→ **Recorded information**:
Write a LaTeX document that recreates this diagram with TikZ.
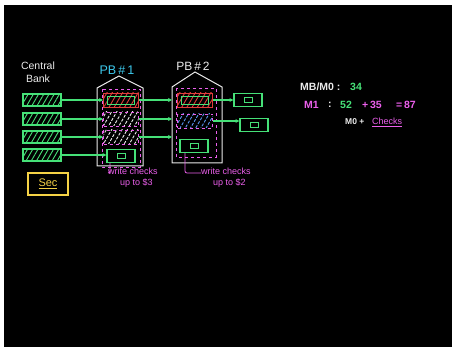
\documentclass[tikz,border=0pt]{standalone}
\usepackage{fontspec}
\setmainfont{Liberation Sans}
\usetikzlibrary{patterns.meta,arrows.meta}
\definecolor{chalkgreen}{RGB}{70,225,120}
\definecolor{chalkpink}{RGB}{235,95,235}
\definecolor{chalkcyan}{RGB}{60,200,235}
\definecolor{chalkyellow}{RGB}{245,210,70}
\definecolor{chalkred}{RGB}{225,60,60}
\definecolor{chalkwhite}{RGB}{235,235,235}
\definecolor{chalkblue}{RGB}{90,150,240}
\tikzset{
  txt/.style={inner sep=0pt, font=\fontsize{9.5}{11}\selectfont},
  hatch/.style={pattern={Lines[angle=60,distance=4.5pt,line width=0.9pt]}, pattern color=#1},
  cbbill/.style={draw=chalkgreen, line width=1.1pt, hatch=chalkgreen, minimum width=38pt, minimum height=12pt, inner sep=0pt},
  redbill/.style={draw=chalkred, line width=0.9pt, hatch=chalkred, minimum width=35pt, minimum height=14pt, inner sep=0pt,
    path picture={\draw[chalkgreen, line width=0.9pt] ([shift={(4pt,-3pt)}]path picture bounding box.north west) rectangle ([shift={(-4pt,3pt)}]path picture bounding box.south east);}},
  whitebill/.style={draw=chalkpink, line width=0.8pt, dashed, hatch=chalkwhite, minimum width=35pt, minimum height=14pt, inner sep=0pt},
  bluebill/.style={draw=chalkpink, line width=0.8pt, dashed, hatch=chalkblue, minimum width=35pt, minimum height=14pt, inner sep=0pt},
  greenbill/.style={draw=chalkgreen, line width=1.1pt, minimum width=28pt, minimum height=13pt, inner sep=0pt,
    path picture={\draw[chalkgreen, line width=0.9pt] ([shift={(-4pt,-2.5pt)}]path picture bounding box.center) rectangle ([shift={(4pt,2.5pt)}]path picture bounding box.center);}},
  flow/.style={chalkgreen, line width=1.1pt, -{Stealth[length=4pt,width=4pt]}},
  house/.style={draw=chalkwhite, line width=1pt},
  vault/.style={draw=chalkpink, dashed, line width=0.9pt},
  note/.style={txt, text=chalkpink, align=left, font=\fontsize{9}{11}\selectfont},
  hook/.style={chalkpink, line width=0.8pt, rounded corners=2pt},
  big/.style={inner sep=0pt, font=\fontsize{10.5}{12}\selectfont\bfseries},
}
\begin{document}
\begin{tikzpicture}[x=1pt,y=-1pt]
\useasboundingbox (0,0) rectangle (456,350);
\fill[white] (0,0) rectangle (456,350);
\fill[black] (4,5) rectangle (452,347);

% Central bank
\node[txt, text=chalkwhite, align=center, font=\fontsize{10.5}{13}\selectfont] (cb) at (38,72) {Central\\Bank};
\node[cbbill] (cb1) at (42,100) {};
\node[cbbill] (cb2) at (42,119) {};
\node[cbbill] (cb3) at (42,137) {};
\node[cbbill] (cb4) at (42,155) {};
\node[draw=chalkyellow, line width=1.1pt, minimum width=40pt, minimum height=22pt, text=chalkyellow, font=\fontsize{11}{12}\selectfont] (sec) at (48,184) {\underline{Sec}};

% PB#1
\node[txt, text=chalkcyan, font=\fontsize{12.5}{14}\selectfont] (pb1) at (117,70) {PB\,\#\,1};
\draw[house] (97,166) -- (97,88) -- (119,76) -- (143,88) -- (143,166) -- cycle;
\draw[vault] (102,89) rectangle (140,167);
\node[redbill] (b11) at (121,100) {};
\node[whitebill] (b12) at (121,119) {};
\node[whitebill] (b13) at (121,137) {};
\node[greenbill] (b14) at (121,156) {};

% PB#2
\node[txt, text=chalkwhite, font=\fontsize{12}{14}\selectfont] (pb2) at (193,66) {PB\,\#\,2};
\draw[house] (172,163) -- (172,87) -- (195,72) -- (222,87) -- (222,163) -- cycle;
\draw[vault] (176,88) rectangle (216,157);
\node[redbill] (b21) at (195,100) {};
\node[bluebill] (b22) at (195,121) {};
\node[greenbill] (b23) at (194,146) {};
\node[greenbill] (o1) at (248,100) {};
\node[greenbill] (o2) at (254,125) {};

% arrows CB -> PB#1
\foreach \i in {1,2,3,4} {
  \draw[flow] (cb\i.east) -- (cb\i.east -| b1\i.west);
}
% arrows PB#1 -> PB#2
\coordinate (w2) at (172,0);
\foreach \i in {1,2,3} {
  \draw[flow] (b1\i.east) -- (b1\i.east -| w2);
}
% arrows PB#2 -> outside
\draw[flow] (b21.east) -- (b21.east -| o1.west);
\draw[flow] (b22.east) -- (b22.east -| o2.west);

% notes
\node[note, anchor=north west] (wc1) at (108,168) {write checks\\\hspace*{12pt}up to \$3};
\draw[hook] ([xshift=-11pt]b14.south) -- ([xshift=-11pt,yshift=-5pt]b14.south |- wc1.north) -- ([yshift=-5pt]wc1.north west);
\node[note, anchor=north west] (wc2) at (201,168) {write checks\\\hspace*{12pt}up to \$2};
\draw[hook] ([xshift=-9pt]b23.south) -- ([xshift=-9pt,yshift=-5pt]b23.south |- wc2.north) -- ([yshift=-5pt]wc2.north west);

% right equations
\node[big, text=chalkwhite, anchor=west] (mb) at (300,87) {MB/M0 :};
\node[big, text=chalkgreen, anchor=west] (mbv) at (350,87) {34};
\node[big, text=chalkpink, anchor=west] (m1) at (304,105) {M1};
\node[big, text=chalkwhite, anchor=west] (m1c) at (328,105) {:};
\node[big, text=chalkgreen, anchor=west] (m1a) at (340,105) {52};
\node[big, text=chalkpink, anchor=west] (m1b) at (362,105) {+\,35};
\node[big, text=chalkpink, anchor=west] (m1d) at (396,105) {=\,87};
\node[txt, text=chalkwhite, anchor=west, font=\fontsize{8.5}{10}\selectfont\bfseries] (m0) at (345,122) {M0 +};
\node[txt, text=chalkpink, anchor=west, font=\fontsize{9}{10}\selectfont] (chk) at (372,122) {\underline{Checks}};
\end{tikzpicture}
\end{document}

→ **Brief**:
Repeat all the data as it stands, dropping any images it holds.

→ **Task solution**:
Write a LaTeX document that recreates this diagram with TikZ.
\documentclass[tikz,border=0pt]{standalone}
\usepackage{fontspec}
\setmainfont{Liberation Sans}
\usetikzlibrary{patterns.meta,arrows.meta}
\definecolor{chalkgreen}{RGB}{70,225,120}
\definecolor{chalkpink}{RGB}{235,95,235}
\definecolor{chalkcyan}{RGB}{60,200,235}
\definecolor{chalkyellow}{RGB}{245,210,70}
\definecolor{chalkred}{RGB}{225,60,60}
\definecolor{chalkwhite}{RGB}{235,235,235}
\definecolor{chalkblue}{RGB}{90,150,240}
\tikzset{
  txt/.style={inner sep=0pt, font=\fontsize{9.5}{11}\selectfont},
  hatch/.style={pattern={Lines[angle=60,distance=4.5pt,line width=0.9pt]}, pattern color=#1},
  cbbill/.style={draw=chalkgreen, line width=1.1pt, hatch=chalkgreen, minimum width=38pt, minimum height=12pt, inner sep=0pt},
  redbill/.style={draw=chalkred, line width=0.9pt, hatch=chalkred, minimum width=35pt, minimum height=14pt, inner sep=0pt,
    path picture={\draw[chalkgreen, line width=0.9pt] ([shift={(4pt,-3pt)}]path picture bounding box.north west) rectangle ([shift={(-4pt,3pt)}]path picture bounding box.south east);}},
  whitebill/.style={draw=chalkpink, line width=0.8pt, dashed, hatch=chalkwhite, minimum width=35pt, minimum height=14pt, inner sep=0pt},
  bluebill/.style={draw=chalkpink, line width=0.8pt, dashed, hatch=chalkblue, minimum width=35pt, minimum height=14pt, inner sep=0pt},
  greenbill/.style={draw=chalkgreen, line width=1.1pt, minimum width=28pt, minimum height=13pt, inner sep=0pt,
    path picture={\draw[chalkgreen, line width=0.9pt] ([shift={(-4pt,-2.5pt)}]path picture bounding box.center) rectangle ([shift={(4pt,2.5pt)}]path picture bounding box.center);}},
  flow/.style={chalkgreen, line width=1.1pt, -{Stealth[length=4pt,width=4pt]}},
  house/.style={draw=chalkwhite, line width=1pt},
  vault/.style={draw=chalkpink, dashed, line width=0.9pt},
  note/.style={txt, text=chalkpink, align=left, font=\fontsize{9}{11}\selectfont},
  hook/.style={chalkpink, line width=0.8pt, rounded corners=2pt},
  big/.style={inner sep=0pt, font=\fontsize{10.5}{12}\selectfont\bfseries},
}
\begin{document}
\begin{tikzpicture}[x=1pt,y=-1pt]
\useasboundingbox (0,0) rectangle (456,350);
\fill[white] (0,0) rectangle (456,350);
\fill[black] (4,5) rectangle (452,347);

% Central bank
\node[txt, text=chalkwhite, align=center, font=\fontsize{10.5}{13}\selectfont] (cb) at (38,72) {Central\\Bank};
\node[cbbill] (cb1) at (42,100) {};
\node[cbbill] (cb2) at (42,119) {};
\node[cbbill] (cb3) at (42,137) {};
\node[cbbill] (cb4) at (42,155) {};
\node[draw=chalkyellow, line width=1.1pt, minimum width=40pt, minimum height=22pt, text=chalkyellow, font=\fontsize{11}{12}\selectfont] (sec) at (48,184) {\underline{Sec}};

% PB#1
\node[txt, text=chalkcyan, font=\fontsize{12.5}{14}\selectfont] (pb1) at (117,70) {PB\,\#\,1};
\draw[house] (97,166) -- (97,88) -- (119,76) -- (143,88) -- (143,166) -- cycle;
\draw[vault] (102,89) rectangle (140,167);
\node[redbill] (b11) at (121,100) {};
\node[whitebill] (b12) at (121,119) {};
\node[whitebill] (b13) at (121,137) {};
\node[greenbill] (b14) at (121,156) {};

% PB#2
\node[txt, text=chalkwhite, font=\fontsize{12}{14}\selectfont] (pb2) at (193,66) {PB\,\#\,2};
\draw[house] (172,163) -- (172,87) -- (195,72) -- (222,87) -- (222,163) -- cycle;
\draw[vault] (176,88) rectangle (216,157);
\node[redbill] (b21) at (195,100) {};
\node[bluebill] (b22) at (195,121) {};
\node[greenbill] (b23) at (194,146) {};
\node[greenbill] (o1) at (248,100) {};
\node[greenbill] (o2) at (254,125) {};

% arrows CB -> PB#1
\foreach \i in {1,2,3,4} {
  \draw[flow] (cb\i.east) -- (cb\i.east -| b1\i.west);
}
% arrows PB#1 -> PB#2
\coordinate (w2) at (172,0);
\foreach \i in {1,2,3} {
  \draw[flow] (b1\i.east) -- (b1\i.east -| w2);
}
% arrows PB#2 -> outside
\draw[flow] (b21.east) -- (b21.east -| o1.west);
\draw[flow] (b22.east) -- (b22.east -| o2.west);

% notes
\node[note, anchor=north west] (wc1) at (108,168) {write checks\\\hspace*{12pt}up to \$3};
\draw[hook] ([xshift=-11pt]b14.south) -- ([xshift=-11pt,yshift=-5pt]b14.south |- wc1.north) -- ([yshift=-5pt]wc1.north west);
\node[note, anchor=north west] (wc2) at (201,168) {write checks\\\hspace*{12pt}up to \$2};
\draw[hook] ([xshift=-9pt]b23.south) -- ([xshift=-9pt,yshift=-5pt]b23.south |- wc2.north) -- ([yshift=-5pt]wc2.north west);

% right equations
\node[big, text=chalkwhite, anchor=west] (mb) at (300,87) {MB/M0 :};
\node[big, text=chalkgreen, anchor=west] (mbv) at (350,87) {34};
\node[big, text=chalkpink, anchor=west] (m1) at (304,105) {M1};
\node[big, text=chalkwhite, anchor=west] (m1c) at (328,105) {:};
\node[big, text=chalkgreen, anchor=west] (m1a) at (340,105) {52};
\node[big, text=chalkpink, anchor=west] (m1b) at (362,105) {+\,35};
\node[big, text=chalkpink, anchor=west] (m1d) at (396,105) {=\,87};
\node[txt, text=chalkwhite, anchor=west, font=\fontsize{8.5}{10}\selectfont\bfseries] (m0) at (345,122) {M0 +};
\node[txt, text=chalkpink, anchor=west, font=\fontsize{9}{10}\selectfont] (chk) at (372,122) {\underline{Checks}};
\end{tikzpicture}
\end{document}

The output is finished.